Objective — Write out every line below that includes the word "diagram".

_____

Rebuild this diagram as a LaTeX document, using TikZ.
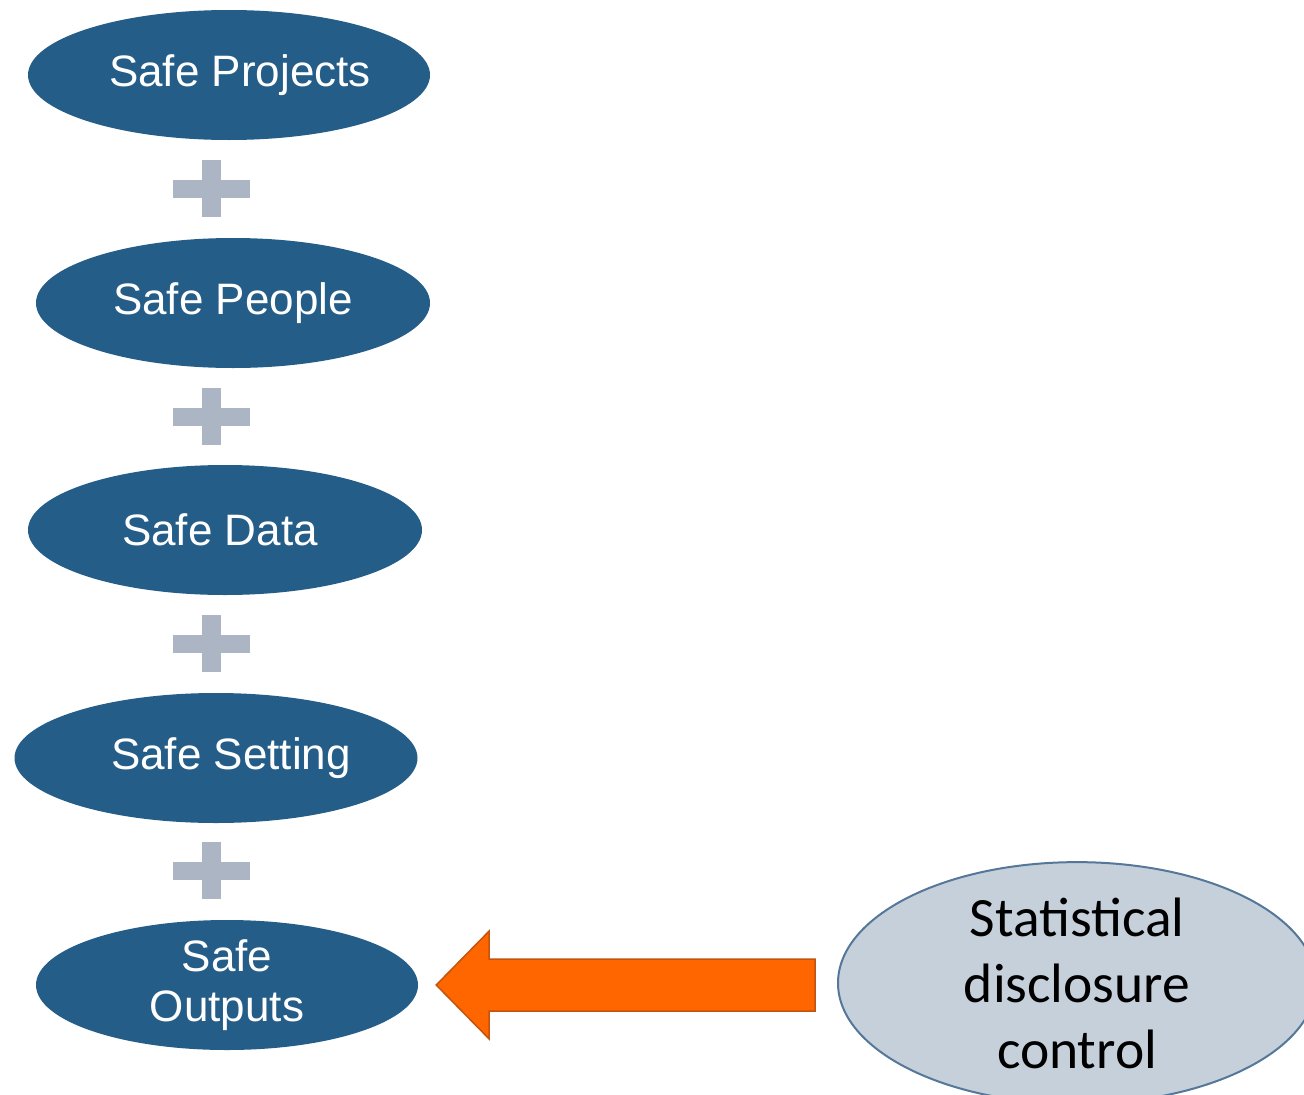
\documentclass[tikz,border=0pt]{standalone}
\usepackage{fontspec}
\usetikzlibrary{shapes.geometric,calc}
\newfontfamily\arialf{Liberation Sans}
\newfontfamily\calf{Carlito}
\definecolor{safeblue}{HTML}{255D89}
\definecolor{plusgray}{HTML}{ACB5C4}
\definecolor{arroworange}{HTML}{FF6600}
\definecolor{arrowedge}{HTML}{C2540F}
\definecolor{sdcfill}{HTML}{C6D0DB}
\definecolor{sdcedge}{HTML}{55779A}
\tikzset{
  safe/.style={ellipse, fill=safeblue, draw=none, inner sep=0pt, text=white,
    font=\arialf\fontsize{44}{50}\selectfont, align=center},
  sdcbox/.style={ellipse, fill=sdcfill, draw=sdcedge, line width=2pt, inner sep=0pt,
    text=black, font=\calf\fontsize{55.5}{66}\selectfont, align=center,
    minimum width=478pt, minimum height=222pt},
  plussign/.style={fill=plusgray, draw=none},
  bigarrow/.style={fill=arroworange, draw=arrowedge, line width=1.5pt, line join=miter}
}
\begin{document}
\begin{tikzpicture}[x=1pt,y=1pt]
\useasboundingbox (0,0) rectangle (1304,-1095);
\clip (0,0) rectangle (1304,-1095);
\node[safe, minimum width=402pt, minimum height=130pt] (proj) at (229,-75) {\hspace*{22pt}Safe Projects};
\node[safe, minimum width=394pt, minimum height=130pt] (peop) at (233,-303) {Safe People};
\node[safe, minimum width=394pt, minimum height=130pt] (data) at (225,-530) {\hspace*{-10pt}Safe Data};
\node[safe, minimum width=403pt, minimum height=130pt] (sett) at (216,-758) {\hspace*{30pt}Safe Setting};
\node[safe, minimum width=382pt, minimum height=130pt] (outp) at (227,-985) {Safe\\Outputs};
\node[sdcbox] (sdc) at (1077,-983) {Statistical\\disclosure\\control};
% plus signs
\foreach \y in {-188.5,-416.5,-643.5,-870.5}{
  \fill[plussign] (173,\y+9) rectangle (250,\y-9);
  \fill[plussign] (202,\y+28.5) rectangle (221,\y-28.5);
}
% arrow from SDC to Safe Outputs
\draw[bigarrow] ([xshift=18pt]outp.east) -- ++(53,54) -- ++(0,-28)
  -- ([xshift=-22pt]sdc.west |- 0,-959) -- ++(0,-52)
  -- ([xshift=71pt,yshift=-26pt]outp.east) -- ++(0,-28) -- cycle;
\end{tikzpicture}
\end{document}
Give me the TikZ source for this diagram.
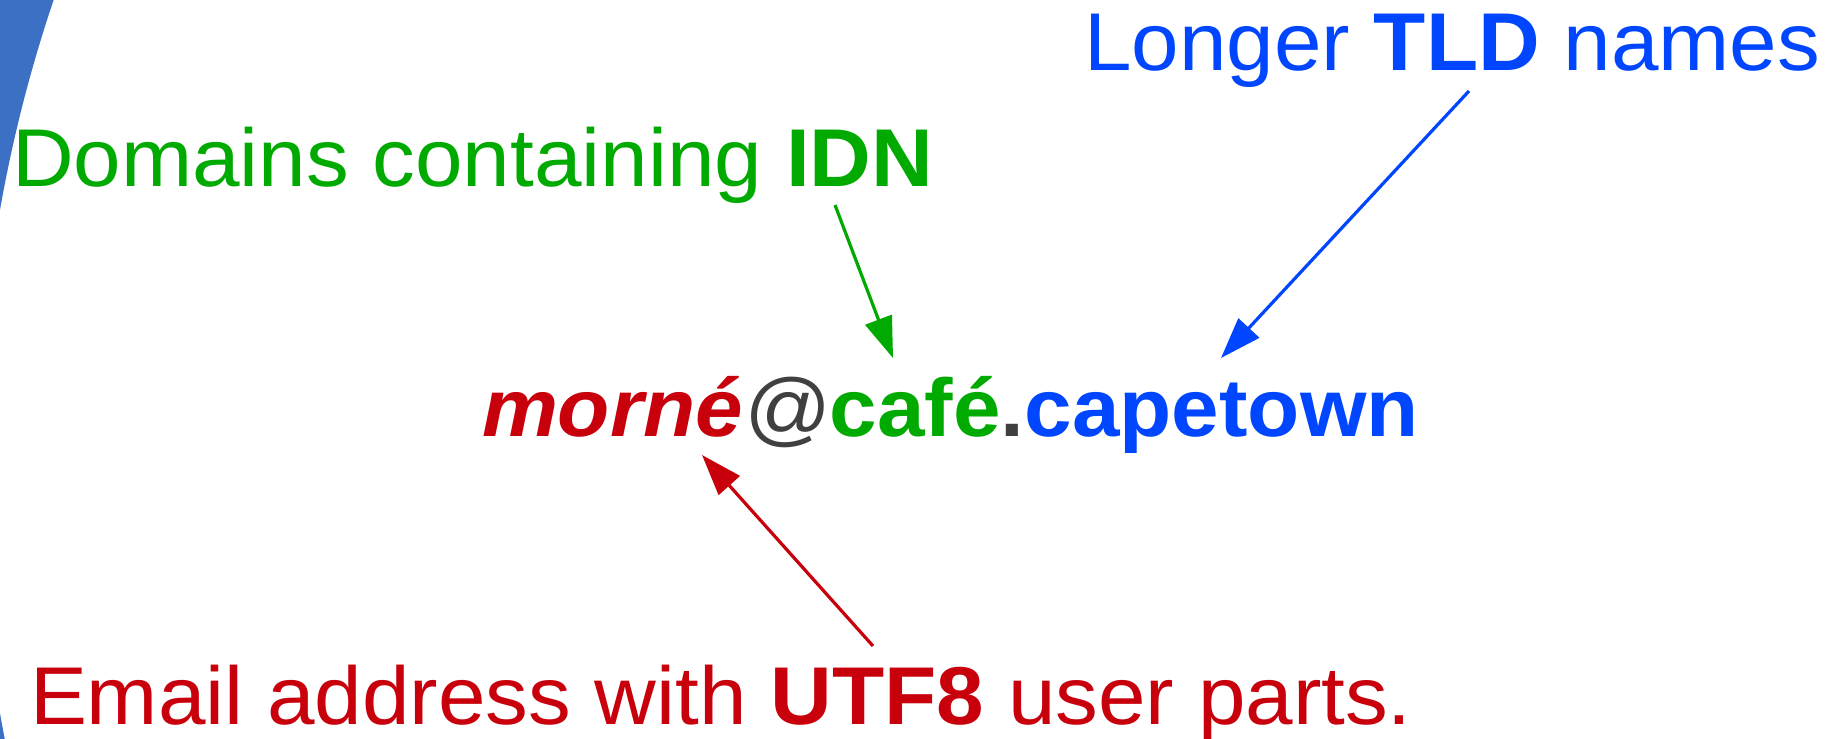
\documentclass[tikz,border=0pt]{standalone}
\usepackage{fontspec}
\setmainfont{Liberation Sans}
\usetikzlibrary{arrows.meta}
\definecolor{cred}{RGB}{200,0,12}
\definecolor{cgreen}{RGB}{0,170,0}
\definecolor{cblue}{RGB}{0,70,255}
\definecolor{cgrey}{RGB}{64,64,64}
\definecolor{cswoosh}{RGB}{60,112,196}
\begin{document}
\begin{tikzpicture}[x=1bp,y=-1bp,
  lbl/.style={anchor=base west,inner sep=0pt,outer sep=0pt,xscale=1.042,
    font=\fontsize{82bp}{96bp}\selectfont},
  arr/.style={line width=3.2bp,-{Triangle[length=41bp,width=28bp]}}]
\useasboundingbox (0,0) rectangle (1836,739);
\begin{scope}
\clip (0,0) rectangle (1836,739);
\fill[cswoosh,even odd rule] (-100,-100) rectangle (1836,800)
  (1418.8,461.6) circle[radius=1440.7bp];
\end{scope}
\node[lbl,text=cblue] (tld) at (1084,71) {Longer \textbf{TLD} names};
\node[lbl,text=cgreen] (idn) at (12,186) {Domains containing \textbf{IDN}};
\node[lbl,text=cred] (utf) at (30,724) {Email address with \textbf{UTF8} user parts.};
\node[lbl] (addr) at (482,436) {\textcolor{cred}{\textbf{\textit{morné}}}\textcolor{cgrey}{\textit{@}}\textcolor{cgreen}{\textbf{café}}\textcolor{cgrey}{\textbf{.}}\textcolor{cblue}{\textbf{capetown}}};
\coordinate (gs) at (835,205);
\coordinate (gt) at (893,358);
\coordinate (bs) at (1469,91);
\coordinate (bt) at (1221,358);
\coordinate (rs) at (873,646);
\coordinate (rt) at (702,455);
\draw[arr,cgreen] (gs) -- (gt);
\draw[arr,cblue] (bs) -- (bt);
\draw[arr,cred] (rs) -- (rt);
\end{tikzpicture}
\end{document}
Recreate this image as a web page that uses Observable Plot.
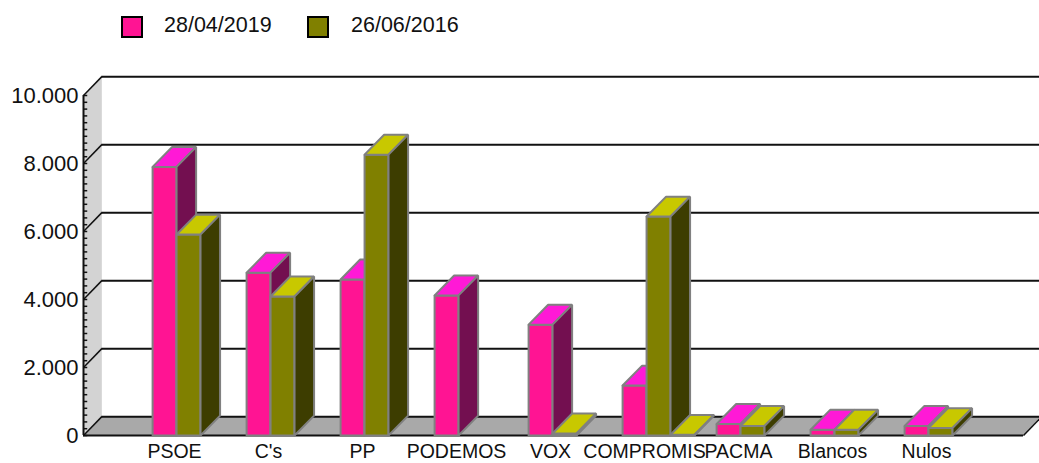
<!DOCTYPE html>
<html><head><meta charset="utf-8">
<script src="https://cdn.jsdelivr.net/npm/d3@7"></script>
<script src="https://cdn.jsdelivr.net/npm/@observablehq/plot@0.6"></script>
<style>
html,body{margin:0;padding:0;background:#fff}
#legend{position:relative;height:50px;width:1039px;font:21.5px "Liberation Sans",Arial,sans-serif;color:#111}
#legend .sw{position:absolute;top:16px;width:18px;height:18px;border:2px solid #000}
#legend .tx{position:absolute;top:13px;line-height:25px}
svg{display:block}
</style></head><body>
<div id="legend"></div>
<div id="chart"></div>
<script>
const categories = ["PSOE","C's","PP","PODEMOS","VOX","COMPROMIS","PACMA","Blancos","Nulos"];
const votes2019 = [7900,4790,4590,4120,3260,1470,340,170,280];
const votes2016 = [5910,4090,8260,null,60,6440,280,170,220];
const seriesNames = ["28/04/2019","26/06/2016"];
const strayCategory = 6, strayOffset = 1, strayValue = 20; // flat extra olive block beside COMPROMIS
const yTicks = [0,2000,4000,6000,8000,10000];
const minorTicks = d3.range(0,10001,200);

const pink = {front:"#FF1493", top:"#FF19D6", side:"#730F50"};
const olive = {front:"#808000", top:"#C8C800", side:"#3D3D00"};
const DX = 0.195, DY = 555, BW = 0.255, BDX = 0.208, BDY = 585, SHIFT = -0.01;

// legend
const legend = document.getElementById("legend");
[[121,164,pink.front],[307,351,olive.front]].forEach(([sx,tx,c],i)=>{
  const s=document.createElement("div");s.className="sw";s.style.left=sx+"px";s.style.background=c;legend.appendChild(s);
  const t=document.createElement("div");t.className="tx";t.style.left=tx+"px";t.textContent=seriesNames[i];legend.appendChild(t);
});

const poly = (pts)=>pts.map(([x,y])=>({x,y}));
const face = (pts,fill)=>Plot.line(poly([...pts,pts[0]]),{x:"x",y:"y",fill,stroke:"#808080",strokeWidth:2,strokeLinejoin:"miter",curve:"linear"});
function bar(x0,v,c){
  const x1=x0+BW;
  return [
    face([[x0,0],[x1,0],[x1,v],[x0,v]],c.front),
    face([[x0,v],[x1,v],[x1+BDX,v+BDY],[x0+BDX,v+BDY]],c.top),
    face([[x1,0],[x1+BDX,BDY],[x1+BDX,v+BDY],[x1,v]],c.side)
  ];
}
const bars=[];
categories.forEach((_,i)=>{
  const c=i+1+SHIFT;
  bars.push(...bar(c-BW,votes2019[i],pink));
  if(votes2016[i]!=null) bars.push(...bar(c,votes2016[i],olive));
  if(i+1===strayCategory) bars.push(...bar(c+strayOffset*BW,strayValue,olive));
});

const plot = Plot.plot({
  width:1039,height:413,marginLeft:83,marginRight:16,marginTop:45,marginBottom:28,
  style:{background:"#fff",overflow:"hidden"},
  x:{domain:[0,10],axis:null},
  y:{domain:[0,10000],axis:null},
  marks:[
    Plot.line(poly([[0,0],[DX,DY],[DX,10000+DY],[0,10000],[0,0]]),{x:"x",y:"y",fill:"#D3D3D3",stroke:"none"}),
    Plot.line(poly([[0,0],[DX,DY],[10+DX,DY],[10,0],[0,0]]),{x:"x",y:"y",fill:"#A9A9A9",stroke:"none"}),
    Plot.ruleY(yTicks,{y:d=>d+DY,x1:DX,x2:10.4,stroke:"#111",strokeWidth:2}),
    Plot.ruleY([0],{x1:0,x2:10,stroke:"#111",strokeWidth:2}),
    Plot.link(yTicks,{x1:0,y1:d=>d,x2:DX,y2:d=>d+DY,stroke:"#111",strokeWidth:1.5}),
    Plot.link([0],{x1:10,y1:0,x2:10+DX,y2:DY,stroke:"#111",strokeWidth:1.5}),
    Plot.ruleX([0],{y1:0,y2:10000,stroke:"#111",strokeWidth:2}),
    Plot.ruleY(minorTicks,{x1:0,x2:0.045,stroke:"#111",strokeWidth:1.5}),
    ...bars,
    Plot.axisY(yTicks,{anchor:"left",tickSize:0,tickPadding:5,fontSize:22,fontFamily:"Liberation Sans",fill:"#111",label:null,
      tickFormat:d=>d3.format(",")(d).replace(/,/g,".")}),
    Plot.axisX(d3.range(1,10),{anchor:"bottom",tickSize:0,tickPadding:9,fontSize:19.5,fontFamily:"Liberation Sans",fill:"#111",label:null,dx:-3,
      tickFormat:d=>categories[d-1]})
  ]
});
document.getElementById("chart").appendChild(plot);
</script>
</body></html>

_____

Response —
Rebuild this diagram as a LaTeX document, using TikZ.
Give me the TikZ source for this diagram.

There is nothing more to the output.